Anna touched a finger to her mouth. Rocky stirred again and she bounced him gently on her knees, smoothed sweaty hair off his little brow.

“No,” she said, “I never noticed that. But Jacqui doesn't come around here no more. I told Bonnie I didn't want her here.”

“Bad influence,” said Petra.

“You bet.”

“I have a picture of the unidentified victim, ma'am, but I need to warn you it's not pretty.”

“A dead picture?”

“Yes, ma'am.”

“I seen dead people, saw my Rudy dead, go ahead.”

Petra produced the least deathly of the morgue shots and handed it to her. Anna said, “That's not Jacqui, I never seen this girl.”

The address Sandra Leon had given wasn't far from the Ramirez home, but when they got there, Petra knew she'd been had.

The numbers matched a boarded-up bodega on a run-down stretch of abandoned homes backed by weed-choked alleys. Graffiti everywhere. Angry young men with shaved heads and eye-filling tattoos cruised the rutted streets, bopping, staring, sneering.

Petra got out of there fast, drove to Soto Avenue, not far from the county morgue, and into the lot of a busy-looking gas station where she bought coffee for herself and a Coke for Isaac. He tried to pay her back but she wouldn't hear it. As they drank, she got the number for Western Pediatrics Hospital, asked for Oncology, and waited a long time to be connected.

The secretary on the other end said “That's confidential” when she asked for Sandra Leon's address.

Petra lied easily. “I have reason to believe that Ms. Leon is in danger.”

“Because of her illness?”

“Because of a crime. A multiple murder that she witnessed.”

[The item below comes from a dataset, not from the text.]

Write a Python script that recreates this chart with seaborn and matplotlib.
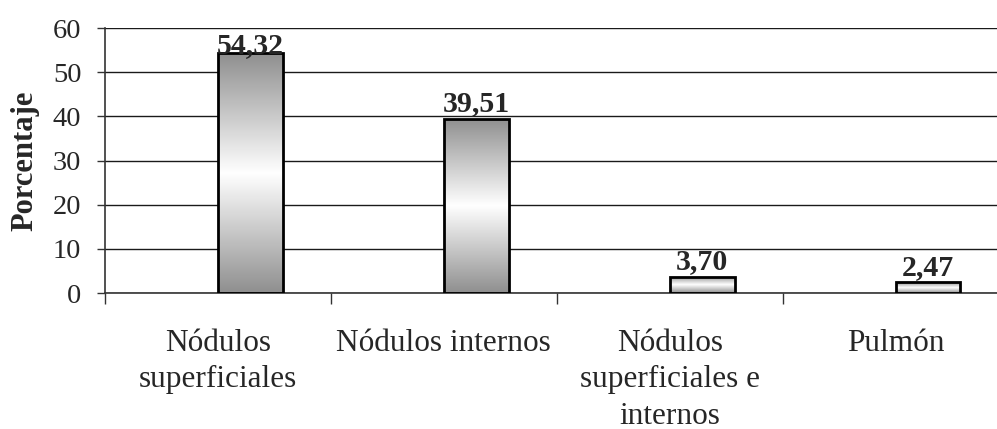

Long pause. “You need to speak to her physician.”

“Please connect me.”

“The last name is . . . Leon . . . okay, here it is, Sandra no-middle-name. That would be Dr. Katzman. I'll put you through.”

What Petra got on the other end of the line was a soft, male voice on tape. “This is Dr. Bob Katzman. I'll be traveling for the next two weeks, but I will be picking up messages. If this is a medical emergency, the Oncology on-call extension is . . .”

Petra hung up and reconnected to the secretary. “Dr. Katzman's gone for two weeks. All I need is Sandra Leon's address.”

“You're with the police?”

I am the police, honey.
“Detective Connor.” Petra spelled it. “Hollywood Division, here's my badge number and you can call to verify—”

“No, that's okay, I'll give you Medical Records.”

Five minutes later, Petra had the address Sandra Leon had listed on her intake form.

The girl had signed herself into care.

“Is she an emancipated minor?”

“I wouldn't know,” said the records clerk.

“Is there any adult's name on the form?”

“Um . . . doesn't seem to be, Detective.”

“Who pays her bills?”

“CCS—Children's Cancer Service, it's a county fund.”

“No family members,” said Petra.

“She's not the only one,” said the clerk. “We get runaways all the time. This is Hollywood.”

The other address Sandra had used was on Gower north of Hollywood. Minutes from the station. If you were in an energetic mood, you could walk.

Petra got back on the freeway. “See what I mean,” she told Isaac. “Tedious.”

“I think it's interesting,” he said.

“What is?”

“The process. How you go about putting it all together.”

Petra didn't believe she'd put anything together. She glanced over at Isaac. Not a trace of irony on his face.